In astronomy, celestial objects are encoded based on their position relative to grenwich at a particular instant. These numbers are stored as arc degrees and time units - specifically called Right Ascension and Declination. Every celestial catalog will have various ways to represent ra and dec. Sometimes it is ra hours, ra minutes, ra seconds and dec degrees, dec minutes, dec seconds. Sometimes it is just ra and dec. Sometimes the sign will be in its own column, sometimes not. There are many different ways to encode the position. Normalization of this data happens in Astro Databases.

In order to de-dupe all databases with each other, I've devised a dup_id field. If two or more rows share the same dup_id then they are effectively duplicates no matter what the numbers say specifically.

Field Description
ra_h Right ascension hours (positional coordinate)
ra_m Right ascension minutes (positional coordinate)
ra_s Right ascension seconds (positional coordinate)
dec_deg Declination degrees (positional coordinate)
dec_m Declination minutes (positional coordinate)
dec_s Declination seconds (positional coordinate)
names Comma separated list of name candidates
designation The object type (galaxy, star, etc)
catalog The catalog which the information comes from
source The exact uri which has the original data
mag visual spectrum magnitude
ngc_id the NGC catalog id (if applicable)
surface_brightness The brightness of the object compensated for size
b_mag b_u magnitude (brightness indicator)
v_mag visual spectrum magnitude
j_mag another kind of brightness indication
M Messier catalog id (if applicable)
NGC duplicate of ngc_id
IC IC catalog id
dup_id Unique identifier grouping together duplicate entries
constellation The constellation which the object is found (if applicable)
classifiers Additional labels applied to some objects
descriptors Visual descriptors applied to some objects
notes Any notes on the object
remnant_type unknown
HD_ID Harvard catalog ID
SAO_ID SAO catalog ID
FK5_ID FK5 ID (sometimes includes common names)
DM Ident Additional notes from one specific catalog
bv_mag blue light spectrum magnitude
ub_mag ultraviolet light spectrum magnitude (I think)

Databases

The following databases are used to create this derivative work.

OpenNGC Catalog

The OpenNGC catalog is a lovely selection of celestial objects. It is licensed under the Attribution-ShareAlike 4.0 International license and was compiled by Mattia Verga. You can find the full source of the original catalog here: https://github.com/mattiaverga/OpenNGC

IAU Star Database

This collection of named stars provides a great resource for reconiling named candidates. Many stars have silly numerical names, but the IAU Star Database was instrumental in identifying the common colloquialisms. The original source can be found here: http://www.pas.rochester.edu/~emamajek/WGSN/IAU-CSN.txt and is released under the Creative Commons Attribution license.

SAC81

These folks are amazing and have created a truly wonderful collection of celestial objects.
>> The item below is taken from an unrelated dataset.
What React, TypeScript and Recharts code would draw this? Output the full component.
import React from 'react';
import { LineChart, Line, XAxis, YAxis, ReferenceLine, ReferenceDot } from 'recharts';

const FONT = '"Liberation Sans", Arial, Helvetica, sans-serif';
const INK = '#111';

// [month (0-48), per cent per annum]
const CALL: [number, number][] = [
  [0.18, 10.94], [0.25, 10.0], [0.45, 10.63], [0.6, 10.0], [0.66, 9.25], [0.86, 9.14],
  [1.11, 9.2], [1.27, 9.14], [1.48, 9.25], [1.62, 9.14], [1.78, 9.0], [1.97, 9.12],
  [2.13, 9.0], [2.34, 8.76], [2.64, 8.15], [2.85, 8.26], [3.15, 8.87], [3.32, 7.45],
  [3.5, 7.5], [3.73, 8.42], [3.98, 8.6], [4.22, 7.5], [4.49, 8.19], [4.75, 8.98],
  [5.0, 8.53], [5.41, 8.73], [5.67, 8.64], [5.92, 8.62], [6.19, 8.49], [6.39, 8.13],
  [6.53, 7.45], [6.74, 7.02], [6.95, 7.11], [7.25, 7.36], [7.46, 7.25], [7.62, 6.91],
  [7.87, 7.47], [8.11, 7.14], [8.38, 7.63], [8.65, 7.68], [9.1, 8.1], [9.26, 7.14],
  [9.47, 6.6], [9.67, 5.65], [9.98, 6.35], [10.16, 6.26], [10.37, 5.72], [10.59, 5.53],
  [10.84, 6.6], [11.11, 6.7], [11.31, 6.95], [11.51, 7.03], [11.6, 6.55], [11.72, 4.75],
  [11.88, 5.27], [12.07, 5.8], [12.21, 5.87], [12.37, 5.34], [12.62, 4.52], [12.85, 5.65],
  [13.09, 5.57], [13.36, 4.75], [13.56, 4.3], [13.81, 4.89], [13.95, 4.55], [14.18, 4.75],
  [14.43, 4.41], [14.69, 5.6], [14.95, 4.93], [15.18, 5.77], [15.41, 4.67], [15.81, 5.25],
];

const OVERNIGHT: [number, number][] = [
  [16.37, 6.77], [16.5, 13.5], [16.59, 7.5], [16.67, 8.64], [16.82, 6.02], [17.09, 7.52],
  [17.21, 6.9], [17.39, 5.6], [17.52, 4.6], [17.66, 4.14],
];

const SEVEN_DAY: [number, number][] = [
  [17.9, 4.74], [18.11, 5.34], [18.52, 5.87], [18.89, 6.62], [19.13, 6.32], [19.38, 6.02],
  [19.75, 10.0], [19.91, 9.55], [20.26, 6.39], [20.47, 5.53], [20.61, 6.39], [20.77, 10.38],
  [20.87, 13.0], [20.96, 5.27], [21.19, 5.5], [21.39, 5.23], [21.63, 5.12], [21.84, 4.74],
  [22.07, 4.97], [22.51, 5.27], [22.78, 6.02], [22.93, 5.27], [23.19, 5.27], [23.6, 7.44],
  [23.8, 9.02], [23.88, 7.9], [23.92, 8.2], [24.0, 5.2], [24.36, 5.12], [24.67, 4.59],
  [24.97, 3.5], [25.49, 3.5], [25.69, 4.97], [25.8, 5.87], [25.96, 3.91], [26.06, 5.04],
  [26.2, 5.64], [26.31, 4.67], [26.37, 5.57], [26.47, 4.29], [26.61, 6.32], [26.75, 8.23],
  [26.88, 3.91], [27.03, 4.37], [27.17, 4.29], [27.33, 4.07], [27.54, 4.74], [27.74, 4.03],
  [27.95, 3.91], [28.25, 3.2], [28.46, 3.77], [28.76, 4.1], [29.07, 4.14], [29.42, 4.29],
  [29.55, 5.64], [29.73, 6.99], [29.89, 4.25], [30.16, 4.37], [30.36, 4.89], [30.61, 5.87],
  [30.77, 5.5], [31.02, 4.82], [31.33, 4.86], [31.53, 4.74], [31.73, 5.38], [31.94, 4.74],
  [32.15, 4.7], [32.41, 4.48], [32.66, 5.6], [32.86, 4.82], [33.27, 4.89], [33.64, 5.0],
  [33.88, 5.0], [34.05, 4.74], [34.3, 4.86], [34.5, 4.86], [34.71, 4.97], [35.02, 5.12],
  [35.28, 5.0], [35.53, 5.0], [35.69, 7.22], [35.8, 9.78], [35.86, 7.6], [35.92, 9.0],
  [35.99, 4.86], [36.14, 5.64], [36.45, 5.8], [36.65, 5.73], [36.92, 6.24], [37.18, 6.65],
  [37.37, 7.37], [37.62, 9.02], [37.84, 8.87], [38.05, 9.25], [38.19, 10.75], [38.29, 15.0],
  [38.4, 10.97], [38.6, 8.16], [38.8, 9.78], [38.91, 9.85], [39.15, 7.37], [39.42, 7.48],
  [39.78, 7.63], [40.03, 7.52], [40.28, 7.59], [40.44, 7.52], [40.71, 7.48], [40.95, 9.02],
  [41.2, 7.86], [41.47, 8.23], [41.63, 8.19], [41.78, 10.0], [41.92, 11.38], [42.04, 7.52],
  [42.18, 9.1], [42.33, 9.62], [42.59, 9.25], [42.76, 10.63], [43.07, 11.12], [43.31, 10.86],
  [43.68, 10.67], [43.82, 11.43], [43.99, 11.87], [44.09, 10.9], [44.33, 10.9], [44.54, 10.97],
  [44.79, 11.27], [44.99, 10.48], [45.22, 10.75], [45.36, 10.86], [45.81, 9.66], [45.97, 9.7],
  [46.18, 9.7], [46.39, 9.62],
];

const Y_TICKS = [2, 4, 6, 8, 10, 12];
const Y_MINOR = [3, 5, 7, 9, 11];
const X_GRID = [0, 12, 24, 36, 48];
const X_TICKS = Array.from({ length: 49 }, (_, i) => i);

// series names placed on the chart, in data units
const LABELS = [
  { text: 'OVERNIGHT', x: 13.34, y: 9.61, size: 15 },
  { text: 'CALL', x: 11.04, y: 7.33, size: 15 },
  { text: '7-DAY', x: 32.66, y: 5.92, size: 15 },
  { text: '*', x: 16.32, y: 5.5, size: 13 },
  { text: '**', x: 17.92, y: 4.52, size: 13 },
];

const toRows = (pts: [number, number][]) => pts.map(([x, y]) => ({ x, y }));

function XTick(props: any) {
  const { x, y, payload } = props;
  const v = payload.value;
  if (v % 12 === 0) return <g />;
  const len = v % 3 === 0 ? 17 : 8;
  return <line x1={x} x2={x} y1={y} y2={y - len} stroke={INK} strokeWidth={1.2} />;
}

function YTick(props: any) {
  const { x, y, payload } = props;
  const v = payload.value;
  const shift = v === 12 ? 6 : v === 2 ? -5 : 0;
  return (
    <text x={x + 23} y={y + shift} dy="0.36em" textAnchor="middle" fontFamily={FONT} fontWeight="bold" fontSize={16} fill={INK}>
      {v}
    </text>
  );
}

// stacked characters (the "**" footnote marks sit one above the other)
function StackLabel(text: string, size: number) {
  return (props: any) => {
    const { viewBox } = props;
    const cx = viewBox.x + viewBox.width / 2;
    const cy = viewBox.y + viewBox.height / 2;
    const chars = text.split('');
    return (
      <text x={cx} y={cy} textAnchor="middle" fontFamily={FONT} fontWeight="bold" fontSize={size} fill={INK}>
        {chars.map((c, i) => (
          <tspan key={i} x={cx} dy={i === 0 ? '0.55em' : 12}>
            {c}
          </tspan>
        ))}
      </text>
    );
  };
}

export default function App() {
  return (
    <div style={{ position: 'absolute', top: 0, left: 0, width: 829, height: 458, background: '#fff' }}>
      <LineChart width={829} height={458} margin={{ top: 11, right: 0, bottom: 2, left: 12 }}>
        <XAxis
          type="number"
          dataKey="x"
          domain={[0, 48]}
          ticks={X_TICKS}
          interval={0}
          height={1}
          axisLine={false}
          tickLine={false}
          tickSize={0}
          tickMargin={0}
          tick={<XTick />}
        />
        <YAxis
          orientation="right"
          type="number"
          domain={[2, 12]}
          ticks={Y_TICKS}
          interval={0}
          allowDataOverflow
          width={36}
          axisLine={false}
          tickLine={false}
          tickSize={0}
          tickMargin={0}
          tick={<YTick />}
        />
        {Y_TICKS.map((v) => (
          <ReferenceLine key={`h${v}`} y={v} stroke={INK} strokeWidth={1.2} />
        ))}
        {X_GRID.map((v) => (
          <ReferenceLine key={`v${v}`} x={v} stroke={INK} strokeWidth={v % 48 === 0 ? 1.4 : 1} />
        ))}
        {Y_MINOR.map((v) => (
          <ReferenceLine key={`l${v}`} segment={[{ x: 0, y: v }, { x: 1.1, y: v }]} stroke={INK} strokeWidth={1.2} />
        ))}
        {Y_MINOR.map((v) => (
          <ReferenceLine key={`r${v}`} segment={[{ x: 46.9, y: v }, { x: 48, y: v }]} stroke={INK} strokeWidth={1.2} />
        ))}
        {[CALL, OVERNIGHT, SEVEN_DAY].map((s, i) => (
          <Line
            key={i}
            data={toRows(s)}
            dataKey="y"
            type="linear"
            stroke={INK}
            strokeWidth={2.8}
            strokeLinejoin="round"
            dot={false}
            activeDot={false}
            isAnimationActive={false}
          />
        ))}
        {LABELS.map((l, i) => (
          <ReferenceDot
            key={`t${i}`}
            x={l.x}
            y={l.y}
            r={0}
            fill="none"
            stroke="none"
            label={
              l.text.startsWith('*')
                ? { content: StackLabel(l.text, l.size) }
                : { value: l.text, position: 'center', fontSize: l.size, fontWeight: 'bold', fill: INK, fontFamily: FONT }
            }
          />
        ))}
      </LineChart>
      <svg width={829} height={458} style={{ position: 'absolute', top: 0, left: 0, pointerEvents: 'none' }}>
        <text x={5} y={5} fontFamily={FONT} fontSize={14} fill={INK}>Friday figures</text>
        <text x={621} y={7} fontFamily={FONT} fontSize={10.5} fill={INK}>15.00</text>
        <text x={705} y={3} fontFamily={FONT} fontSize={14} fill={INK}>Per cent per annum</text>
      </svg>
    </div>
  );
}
I am not sure what license they release their data under, however, you can view the original source on their website: https://www.saguaroastro.org/sac-downloads/

SNRS

The supernova remnant dataset comes from an FTP server that I found through google. Upon inspecting their folder structure more closely, I was unable to find much information about who compiled this list. But the original source can be found here: ftp://cdsarc.u-strasbg.fr/0/cats/VII/284

Yale Bright Stars Catalog

The well-known Yale Bright Stars Catalog is the source of many stars and their magnitudes. This particular project utilizes the bsc5 catalog and you can find the original source here: http://tdc-www.harvard.edu/catalogs/bsc5.html

License

In an effort to propagate the most restrictive downstream license, I have chosen to adopt the Attribution-ShareAlike 4.0 International license.